What he could have more accurately told MPs is "I am clueless about international law and diplomatic protocols."

South African sovereignty ends at the South African border line. South African state institutions such as the police, therefore, have no authority whatsoever beyond the borderline. That applies to each and every country in the world.

In short, SAPS cannot effect an arrest on Tanzanian soil. SAPS cannot take custody of any person whether South African or not on foreign soil, e.g. Tanzanian soil. The only places where South African sovereignty is recognized outside of the borders are the premises of accredited embassies, high commissions, and consulates.

However even if Bester and that oh-so-beautiful woman were placed in an embassy and SAPS took custody of them there, they would still need to cross sovereign Tanzanian ground to get out of the country, so that is not practical at all.

Secondly, Bester is not was never a convicted prisoner in Tanzania. So Cele should be made to understand that while in Tanzania Bester was not an escapee. He was just another illegal immigrant.

That gave Tanzanian authorities the right to arrest him and his chick BASED ON TANZANIAN LAW. Tanzanian state institutions were the only ones with the authority to take custody of him on Tanzanian soil.
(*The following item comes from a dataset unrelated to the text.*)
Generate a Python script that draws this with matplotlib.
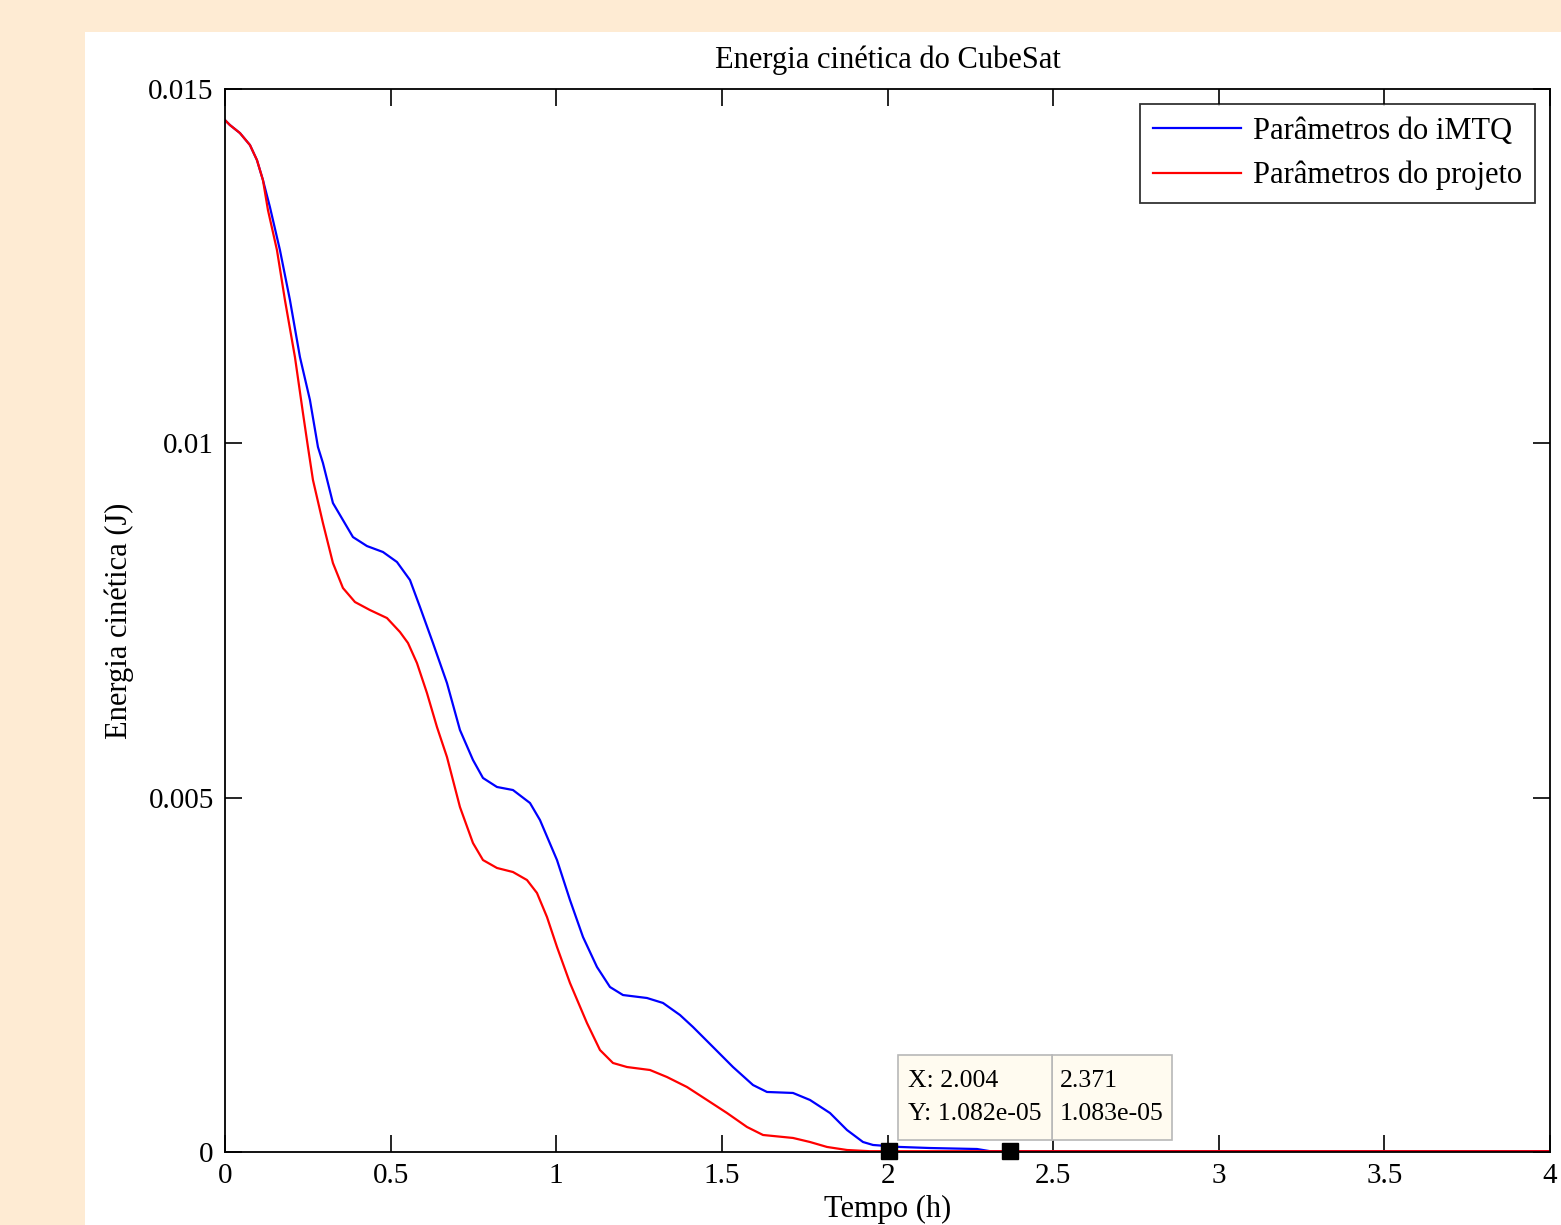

In short Tanzanian police could effect an arrest. Tanzania had the right to try the duo for any crimes committed in Tanzania before handing them over to South Africa.

However, like most countries, Tanzania chooses to deal with illegal immigrants administratively by just deporting them.

Here is the key thing that Cele needs to understand, deportation from Tanzania is affected by the Tanzanian state using its state personnel, in this case, the Tanzanian Immigration Department. No country in the world uses the personnel of a foreign state for functions such as deportation.

Deportees from Europe come accompanied by immigration officials from the deporting country. Therefore insinuations that Tanzanian officials wanted a free ride to South Africa are nothing but ignorant insults.

That is Tanzanian Immigration Department officials needed to take custody of deportees and hand them over only when they arrive at the receiving country's port of entry.

That procedure is an international standard. It is not Tanzania asking for a free plane ride from South Africa.

In fact, Tanzania did South Africa a very very big favour. The norm is that deportees are sent back to the country they ARRIVED FROM.

Bester and Nandipha were travelling by road. So chances are they entered Tanzania via Malawi at Mbeya or via Zambia at Tunduma. Although they were being assisted by a Mozambican, there is no chance they would have travelled through the violent Cabo Delgado or Nassa provinces which are the Mozambican provinces that border Tanzania.

So if Tanzania had wanted to be technically correct, they would have insisted on handing Nandipha and Bester to Malawi, or Zambia. Then they would then have had to be handed to Mozambique or Zimbabwe before making it back to South Africa.

So Tanzania did South Africa a huge favour by politely asking, instead of invading Tanzania with their police, if they could send a private jet to expedite the deportation. Otherwise, they could have had to buy commercial tickets out of Dar es Salam.

I do not think airlines would have agreed as Bester had no valid documentation. Not to mention the complication of arranging transit visas as there are almost no direct flights between SA and Tanzania. A transit visa for Bester would have been impossible.

Yes, members of a state armed wing entering another country IS AN INVASION. That is why, on borders like between China and India, India and Pakistani, Israel and Lebanon, or Israel and Syria we regularly read of violent clashes, that are caused by police or soldiers from one side straying onto the other, leading to exchanges of live fire.

So Tanzania was simply asking South Africa to follow international law and diplomatic protocols.

I know South Africans like to think they are more special than their African brothers. However when contrasted with how Dubai handled the matter of deporting the Guptas, how Tanzania handled the Thabo Bester should have taught South Africa a very important lesson that a brother is a brother. If Bester had made it out of Sub-Saharan Africa South Africa would never have got him back as easily as they did.